What to do: Leaving out the pictures, retype the lines from the beginning of the listing through the line containing "plt.rcParams['mathtext.bf'] = 'Liberation".
*** Data block ***
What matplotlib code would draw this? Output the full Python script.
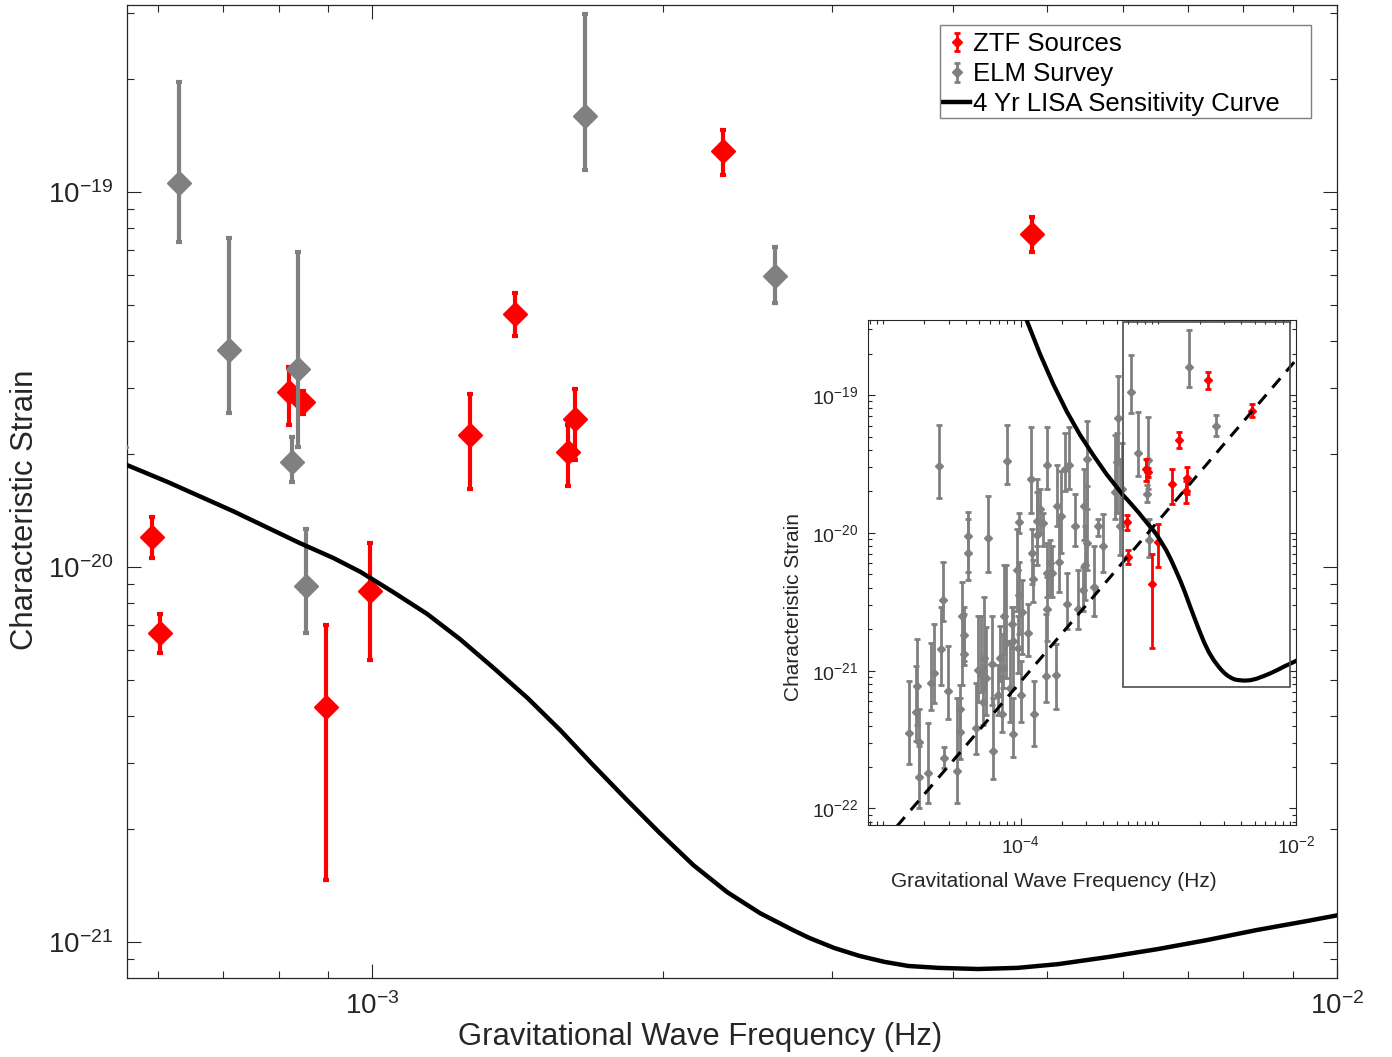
import numpy as np
import matplotlib
matplotlib.use('Agg')
import matplotlib.pyplot as plt
from matplotlib.ticker import FixedLocator, NullFormatter, FuncFormatter, LogLocator
from matplotlib.patches import Rectangle
from matplotlib.lines import Line2D
from matplotlib.legend_handler import HandlerErrorbar

plt.rcParams['font.family'] = ['Liberation Sans', 'DejaVu Sans']
plt.rcParams['mathtext.fontset'] = 'custom'
plt.rcParams['mathtext.rm'] = 'Liberation Sans'
plt.rcParams['mathtext.it'] = 'Liberation Sans:italic'
plt.rcParams['mathtext.bf'] = 'Liberation Sans:bold'

# ---------------- data (log10 values) ----------------
# ZTF sources: log10 frequency (Hz), log10 strain, upper / lower error ends
ztf_logf = [-3.228, -3.220, -3.086, -3.072, -3.048, -3.002, -2.899, -2.852, -2.797, -2.790, -2.636, -2.316]
ztf_logh = [-19.920, -20.176, -19.533, -19.560, -20.373, -20.064, -19.648, -19.325, -19.693, -19.605, -18.891, -19.112]
ztf_logh_hi = [-19.867, -20.125, -19.467, -19.531, -20.155, -19.936, -19.539, -19.269, -19.621, -19.525, -18.835, -19.067]
ztf_logh_lo = [-19.976, -20.229, -19.621, -19.592, -20.835, -20.248, -19.792, -19.384, -19.784, -19.715, -18.955, -19.160]

# ELM survey
elm_logf = [-4.812, -4.752, -4.756, -4.737, -4.737, -4.672, -4.647, -4.630, -4.579, -4.562,
            -4.555, -4.526, -4.465, -4.441, -4.429, -4.412, -4.410, -4.381, -4.385, -4.325,
            -4.308, -4.284, -4.267, -4.252, -4.235, -4.204, -4.199, -4.150, -4.138, -4.121,
            -4.109, -4.102, -4.078, -4.053, -4.053, -4.029, -4.010, -4.010, -3.993, -3.998,
            -3.944, -3.925, -3.915, -3.913, -3.903, -3.884, -3.879, -3.835, -3.816, -3.811,
            -3.806, -3.806, -3.787, -3.743, -3.738, -3.721, -3.707, -3.678, -3.665, -3.646,
            -3.602, -3.581, -3.544, -3.539, -3.532, -3.520, -3.520, -3.464, -3.435, -3.404,
            -3.314, -3.302, -3.295, -3.278, -3.265, -4.596, -4.126, -4.065, -4.017, -4.162,
            -4.272, -4.441, -3.859, -3.775,
            -3.200, -3.148, -3.083, -3.077, -3.068, -2.779, -2.582]
elm_logh = [-21.453, -21.108, -21.299, -21.520, -21.770, -21.745, -21.091, -21.017, -20.846, -20.490,
            -21.637, -21.147, -21.728, -21.446, -20.600, -20.882, -20.740, -20.025, -20.147, -21.417,
            -20.993, -21.029, -20.907, -21.054, -20.037, -20.949, -21.581, -20.907, -21.311, -20.600,
            -20.797, -19.480, -21.127, -21.458, -20.784, -20.270, -19.922, -20.453, -20.576, -21.176,
            -20.723, -19.608, -20.147, -20.338, -21.311, -20.012, -19.914, -19.926, -21.042, -19.510,
            -20.294, -20.551, -20.221, -21.029, -19.804, -20.208, -19.877, -19.534, -20.515, -19.510,
            -19.951, -20.551, -20.417, -19.804, -20.233, -19.461, -20.074, -20.392, -19.951, -20.098,
            -19.706, -19.485, -19.167, -19.951, -19.681, -19.517, -20.980, -20.662, -20.833, -21.176,
            -21.225, -21.275, -19.828, -20.294,
            -18.976, -19.421, -19.720, -19.472, -20.051, -18.797, -19.224]
elm_logh_hi = [-21.078, -20.772, -20.968, -21.275, -21.544, -21.377, -20.797, -20.662, -20.539, -20.208,
               -21.556, -20.821, -21.201, -21.201, -20.355, -20.588, -20.539, -19.848, -19.902, -21.091,
               -20.600, -20.600, -20.466, -20.686, -19.735, -20.600, -21.201, -20.674, -21.042, -20.233,
               -20.233, -19.216, -20.784, -21.201, -20.539, -19.975, -19.853, -20.208, -20.343, -20.931,
               -20.515, -19.228, -19.975, -20.196, -21.078, -19.706, -19.608, -19.853, -20.588, -19.228,
               -20.074, -20.319, -20.049, -20.809, -19.510, -19.877, -19.547, -19.277, -20.294, -19.228,
               -19.718, -20.270, -20.245, -19.534, -19.951, -19.191, -19.657, -20.098, -19.902, -19.865,
               -19.289, -19.277, -18.860, -19.461, -19.350, -19.216, -20.735, -20.539, -20.600, -20.956,
               -20.956, -21.103, -19.681, -20.098,
               -18.707, -19.123, -19.653, -19.160, -19.899, -18.525, -19.147]
elm_logh_lo = [-21.679, -21.397, -21.507, -21.777, -21.998, -21.961, -21.287, -21.238, -21.103, -20.637,
               -21.703, -21.348, -21.961, -21.642, -21.103, -20.956, -20.931, -20.282, -20.343, -21.605,
               -21.225, -21.152, -21.140, -21.324, -20.282, -21.250, -21.789, -21.078, -21.446, -20.882,
               -21.054, -19.645, -21.373, -21.630, -21.127, -20.564, -20.000, -20.735, -20.882, -21.373,
               -20.895, -19.853, -20.368, -20.502, -21.544, -20.233, -20.098, -20.098, -21.225, -19.681,
               -20.466, -20.784, -20.453, -21.275, -19.951, -20.429, -20.147, -19.694, -20.699, -19.681,
               -20.098, -20.699, -20.564, -20.049, -20.490, -19.828, -20.270, -20.600, -20.025, -20.282,
               -19.902, -19.853, -19.461, -20.159, -19.951, -19.743, -21.127, -20.833, -21.017, -21.324,
               -21.397, -21.446, -20.000, -20.466,
               -19.133, -19.589, -19.773, -19.680, -20.176, -18.941, -19.296]

# 4 yr LISA sensitivity curve (characteristic strain)
lisa_logf = [-4.000, -3.956, -3.859, -3.762, -3.665, -3.568, -3.472, -3.375, -3.254, -3.212,
             -3.144, -3.075, -3.040, -3.012, -2.978, -2.943, -2.909, -2.875, -2.839, -2.805,
             -2.771, -2.736, -2.702, -2.667, -2.632, -2.598, -2.564, -2.547, -2.521, -2.495,
             -2.469, -2.444, -2.413, -2.372, -2.331, -2.289, -2.237, -2.186, -2.135, -2.083,
             -2.031, -2.000]
lisa_logh = [-18.342, -18.456, -18.701, -18.922, -19.118, -19.289, -19.436, -19.575, -19.728, -19.773,
             -19.851, -19.936, -19.976, -20.013, -20.067, -20.125, -20.192, -20.267, -20.349, -20.435,
             -20.528, -20.621, -20.709, -20.795, -20.867, -20.923, -20.968, -20.989, -21.016, -21.037,
             -21.053, -21.064, -21.069, -21.072, -21.069, -21.059, -21.040, -21.019, -20.995, -20.968,
             -20.944, -20.929]

# dashed reference line in inset (endpoints)
dash_logf = [-5.0, -2.0]
dash_logh = [-22.248, -18.745]

# zoom rectangle in inset
rect_logf = [-3.253, -2.041]
rect_logh = [-21.120, -18.468]

labels = ['ZTF Sources', 'ELM Survey', '4 Yr LISA Sensitivity Curve']

# ---------------- conversions ----------------
def p10(a):
    return 10.0 ** np.asarray(a, dtype=float)

zf, zh, zhi, zlo = p10(ztf_logf), p10(ztf_logh), p10(ztf_logh_hi), p10(ztf_logh_lo)
ef, eh, ehi, elo = p10(elm_logf), p10(elm_logh), p10(elm_logh_hi), p10(elm_logh_lo)
lf, lh = p10(lisa_logf), p10(lisa_logh)

RED = (1.0, 0.0, 0.0)
GRAY = (0.5, 0.5, 0.5)
AXC = '#262626'

W, H = 1392, 1057
fig = plt.figure(figsize=(W / 100, H / 100), dpi=100)

def fmt(v, pos):
    e = int(round(np.log10(v)))
    return r'$\mathregular{10^{%d}}$' % e

# ---------------- main axes ----------------
ax = fig.add_axes([127 / W, 1 - 978 / H, (1337 - 127) / W, (978 - 5) / H])
ax.set_xscale('log')
ax.set_yscale('log')

h_ztf = ax.errorbar(zf, zh, yerr=[zh - zlo, zhi - zh], fmt='D', color=RED, ecolor=RED,
                    ms=12, elinewidth=3, capsize=2.5, capthick=3, zorder=3)
h_elm = ax.errorbar(ef, eh, yerr=[eh - elo, ehi - eh], fmt='D', color=GRAY, ecolor=GRAY,
                    ms=12, elinewidth=3, capsize=2.5, capthick=3, zorder=4)
h_lisa, = ax.plot(lf, lh, color='black', lw=3.2, zorder=5, solid_joinstyle='round')

ax.set_xlim(10 ** -3.254, 10 ** -2.0)
ax.set_ylim(10 ** -21.096, 10 ** -18.501)

ax.xaxis.set_major_locator(FixedLocator([1e-3, 1e-2]))
ax.xaxis.set_minor_locator(LogLocator(base=10, subs=np.arange(2, 10), numticks=30))
ax.yaxis.set_major_locator(FixedLocator([1e-21, 1e-20, 1e-19]))
ax.yaxis.set_minor_locator(LogLocator(base=10, subs=np.arange(2, 10), numticks=30))
ax.xaxis.set_major_formatter(FuncFormatter(fmt))
ax.yaxis.set_major_formatter(FuncFormatter(fmt))
ax.xaxis.set_minor_formatter(NullFormatter())
ax.yaxis.set_minor_formatter(NullFormatter())
ax.tick_params(which='both', direction='in', top=True, right=True, colors=AXC, labelcolor='#262626')
ax.tick_params(which='major', length=10, width=0.8, labelsize=20, pad=10)
ax.tick_params(which='minor', length=5, width=0.8)
for s in ax.spines.values():
    s.set_color(AXC)
    s.set_linewidth(0.9)

ax.set_xlabel('Gravitational Wave Frequency (Hz)', fontsize=22.3, color='#262626')
ax.set_ylabel('Characteristic Strain', fontsize=22.3, color='#262626')
ax.xaxis.set_label_coords(0.4736, -0.0606)
ax.xaxis.label.set_va('center')
ax.yaxis.set_label_coords(-0.0843, 0.481)
ax.yaxis.label.set_va('center')

def upd(legend_artist, orig):
    legend_artist.update_from(orig)
    if isinstance(legend_artist, Line2D):
        if legend_artist.get_marker() == 'D':
            legend_artist.set_markersize(5)
        elif legend_artist.get_marker() == '_':
            legend_artist.set_markersize(5)
            legend_artist.set_markeredgewidth(2)
    else:
        legend_artist.set_linewidth(2)

leg = ax.legend([h_ztf, h_elm, h_lisa], labels, loc='upper left',
                bbox_to_anchor=(940 / W, 1 - 29 / H), bbox_transform=fig.transFigure,
                frameon=False, fontsize=18.5,
                handlelength=1.05, handletextpad=0.12, borderpad=0.12, labelspacing=0.24,
                borderaxespad=0,
                handler_map={type(h_ztf): HandlerErrorbar(update_func=upd, yerr_size=0.36)})
fig.patches.append(Rectangle((940 / W, 1 - 118 / H), (1311 - 940) / W, (118 - 25) / H,
                             transform=fig.transFigure, fill=False, edgecolor='#7f7f7f',
                             lw=1.0, zorder=20))

# ---------------- inset ----------------
ax2 = fig.add_axes([868 / W, 1 - 825 / H, (1296 - 868) / W, (825 - 319.5) / H])
ax2.set_zorder(10)
ax2.set_facecolor('white')
ax2.set_xscale('log')
ax2.set_yscale('log')

ax2.errorbar(ef, eh, yerr=[eh - elo, ehi - eh], fmt='D', color=GRAY, ecolor=GRAY,
             ms=4.5, elinewidth=2, capsize=2.2, capthick=2, zorder=3)
ax2.errorbar(zf, zh, yerr=[zh - zlo, zhi - zh], fmt='D', color=RED, ecolor=RED,
             ms=4.5, elinewidth=2, capsize=2.2, capthick=2, zorder=4)
ax2.plot(lf, lh, color='black', lw=3, zorder=5, solid_joinstyle='round')
ax2.plot(p10(dash_logf), p10(dash_logh), color='black', lw=2.2, ls=(0, (4, 3)), zorder=5)
rf, rh = p10(rect_logf), p10(rect_logh)
ax2.add_patch(Rectangle((rf[0], rh[0]), rf[1] - rf[0], rh[1] - rh[0], fill=False,
                        edgecolor='#4d4d4d', lw=1.2, zorder=6))

ax2.set_xlim(10 ** -5.108, 10 ** -2.0)
ax2.set_ylim(10 ** -22.12, 10 ** -18.451)
ax2.xaxis.set_major_locator(FixedLocator([1e-4, 1e-2]))
ax2.xaxis.set_minor_locator(LogLocator(base=10, subs=np.arange(1, 10), numticks=30))
ax2.yaxis.set_major_locator(FixedLocator([1e-22, 1e-21, 1e-20, 1e-19]))
ax2.yaxis.set_minor_locator(LogLocator(base=10, subs=np.arange(2, 10), numticks=30))
ax2.xaxis.set_major_formatter(FuncFormatter(fmt))
ax2.yaxis.set_major_formatter(FuncFormatter(fmt))
ax2.xaxis.set_minor_formatter(NullFormatter())
ax2.yaxis.set_minor_formatter(NullFormatter())
ax2.tick_params(which='both', direction='in', top=True, right=True, colors=AXC, labelcolor='#262626')
ax2.tick_params(which='major', length=5, width=0.8, labelsize=14, pad=7)
ax2.tick_params(which='minor', length=3, width=0.8)
for s in ax2.spines.values():
    s.set_color(AXC)
    s.set_linewidth(0.8)
ax2.set_xlabel('Gravitational Wave Frequency (Hz)', fontsize=15, color='#262626')
ax2.set_ylabel('Characteristic Strain', fontsize=15, color='#262626')
ax2.xaxis.set_label_coords(0.4346, -0.1118)
ax2.xaxis.label.set_va('center')
ax2.yaxis.set_label_coords(-0.1752, 0.4313)
ax2.yaxis.label.set_va('center')

fig.savefig('out.png', dpi=100)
***
Answer to the exercise:
What matplotlib code would draw this? Output the full Python script.
import numpy as np
import matplotlib
matplotlib.use('Agg')
import matplotlib.pyplot as plt
from matplotlib.ticker import FixedLocator, NullFormatter, FuncFormatter, LogLocator
from matplotlib.patches import Rectangle
from matplotlib.lines import Line2D
from matplotlib.legend_handler import HandlerErrorbar

plt.rcParams['font.family'] = ['Liberation Sans', 'DejaVu Sans']
plt.rcParams['mathtext.fontset'] = 'custom'
plt.rcParams['mathtext.rm'] = 'Liberation Sans'
plt.rcParams['mathtext.it'] = 'Liberation Sans:italic'
plt.rcParams['mathtext.bf'] = 'Liberation Sans:bold'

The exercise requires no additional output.